__DESCRIPTION OF THE TASK__
Retype everything in the listing, leaving each line exactly as it is.

+++ DATA FOR THIS EXERCISE

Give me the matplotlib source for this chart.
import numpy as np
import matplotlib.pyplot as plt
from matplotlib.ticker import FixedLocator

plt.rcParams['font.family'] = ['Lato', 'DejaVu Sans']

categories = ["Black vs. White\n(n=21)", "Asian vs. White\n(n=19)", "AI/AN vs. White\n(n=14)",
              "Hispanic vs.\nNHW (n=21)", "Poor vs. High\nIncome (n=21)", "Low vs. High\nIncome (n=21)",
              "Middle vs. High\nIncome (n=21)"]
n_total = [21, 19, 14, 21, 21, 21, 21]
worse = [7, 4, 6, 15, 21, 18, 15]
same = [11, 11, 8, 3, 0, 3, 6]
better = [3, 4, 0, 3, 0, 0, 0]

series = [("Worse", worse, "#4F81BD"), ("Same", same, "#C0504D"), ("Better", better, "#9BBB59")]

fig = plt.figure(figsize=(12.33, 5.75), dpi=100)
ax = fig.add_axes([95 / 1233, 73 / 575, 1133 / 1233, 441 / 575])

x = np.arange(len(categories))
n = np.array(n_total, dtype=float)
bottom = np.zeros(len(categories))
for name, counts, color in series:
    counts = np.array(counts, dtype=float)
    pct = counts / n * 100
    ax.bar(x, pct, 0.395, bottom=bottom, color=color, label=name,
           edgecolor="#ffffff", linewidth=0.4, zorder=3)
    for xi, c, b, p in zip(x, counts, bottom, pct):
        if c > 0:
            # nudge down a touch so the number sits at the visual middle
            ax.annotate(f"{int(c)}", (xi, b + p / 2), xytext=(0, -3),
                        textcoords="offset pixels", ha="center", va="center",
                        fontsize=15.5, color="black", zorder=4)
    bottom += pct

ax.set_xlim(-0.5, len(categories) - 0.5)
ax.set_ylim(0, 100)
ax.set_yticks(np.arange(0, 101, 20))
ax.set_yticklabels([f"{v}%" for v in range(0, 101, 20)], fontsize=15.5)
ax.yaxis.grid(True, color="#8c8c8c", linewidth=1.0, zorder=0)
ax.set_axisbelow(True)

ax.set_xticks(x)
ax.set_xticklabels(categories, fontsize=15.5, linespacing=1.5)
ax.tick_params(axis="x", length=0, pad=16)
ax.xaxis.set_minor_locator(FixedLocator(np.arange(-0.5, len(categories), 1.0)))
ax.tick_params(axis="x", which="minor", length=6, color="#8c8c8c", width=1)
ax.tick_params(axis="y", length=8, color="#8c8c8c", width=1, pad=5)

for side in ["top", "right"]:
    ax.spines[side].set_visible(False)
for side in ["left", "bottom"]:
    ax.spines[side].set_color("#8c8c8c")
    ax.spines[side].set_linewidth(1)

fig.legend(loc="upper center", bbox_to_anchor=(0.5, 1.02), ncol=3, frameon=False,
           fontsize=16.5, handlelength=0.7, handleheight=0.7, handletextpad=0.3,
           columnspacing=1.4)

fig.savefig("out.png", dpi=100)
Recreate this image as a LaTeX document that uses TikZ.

++++++

__RESPONSE TO THIS EXERCISE__
Give me the matplotlib source for this chart.
import numpy as np
import matplotlib.pyplot as plt
from matplotlib.ticker import FixedLocator

plt.rcParams['font.family'] = ['Lato', 'DejaVu Sans']

categories = ["Black vs. White\n(n=21)", "Asian vs. White\n(n=19)", "AI/AN vs. White\n(n=14)",
              "Hispanic vs.\nNHW (n=21)", "Poor vs. High\nIncome (n=21)", "Low vs. High\nIncome (n=21)",
              "Middle vs. High\nIncome (n=21)"]
n_total = [21, 19, 14, 21, 21, 21, 21]
worse = [7, 4, 6, 15, 21, 18, 15]
same = [11, 11, 8, 3, 0, 3, 6]
better = [3, 4, 0, 3, 0, 0, 0]

series = [("Worse", worse, "#4F81BD"), ("Same", same, "#C0504D"), ("Better", better, "#9BBB59")]

fig = plt.figure(figsize=(12.33, 5.75), dpi=100)
ax = fig.add_axes([95 / 1233, 73 / 575, 1133 / 1233, 441 / 575])

x = np.arange(len(categories))
n = np.array(n_total, dtype=float)
bottom = np.zeros(len(categories))
for name, counts, color in series:
    counts = np.array(counts, dtype=float)
    pct = counts / n * 100
    ax.bar(x, pct, 0.395, bottom=bottom, color=color, label=name,
           edgecolor="#ffffff", linewidth=0.4, zorder=3)
    for xi, c, b, p in zip(x, counts, bottom, pct):
        if c > 0:
            # nudge down a touch so the number sits at the visual middle
            ax.annotate(f"{int(c)}", (xi, b + p / 2), xytext=(0, -3),
                        textcoords="offset pixels", ha="center", va="center",
                        fontsize=15.5, color="black", zorder=4)
    bottom += pct

ax.set_xlim(-0.5, len(categories) - 0.5)
ax.set_ylim(0, 100)
ax.set_yticks(np.arange(0, 101, 20))
ax.set_yticklabels([f"{v}%" for v in range(0, 101, 20)], fontsize=15.5)
ax.yaxis.grid(True, color="#8c8c8c", linewidth=1.0, zorder=0)
ax.set_axisbelow(True)

ax.set_xticks(x)
ax.set_xticklabels(categories, fontsize=15.5, linespacing=1.5)
ax.tick_params(axis="x", length=0, pad=16)
ax.xaxis.set_minor_locator(FixedLocator(np.arange(-0.5, len(categories), 1.0)))
ax.tick_params(axis="x", which="minor", length=6, color="#8c8c8c", width=1)
ax.tick_params(axis="y", length=8, color="#8c8c8c", width=1, pad=5)

for side in ["top", "right"]:
    ax.spines[side].set_visible(False)
for side in ["left", "bottom"]:
    ax.spines[side].set_color("#8c8c8c")
    ax.spines[side].set_linewidth(1)

fig.legend(loc="upper center", bbox_to_anchor=(0.5, 1.02), ncol=3, frameon=False,
           fontsize=16.5, handlelength=0.7, handleheight=0.7, handletextpad=0.3,
           columnspacing=1.4)

fig.savefig("out.png", dpi=100)
Recreate this image as a LaTeX document that uses TikZ.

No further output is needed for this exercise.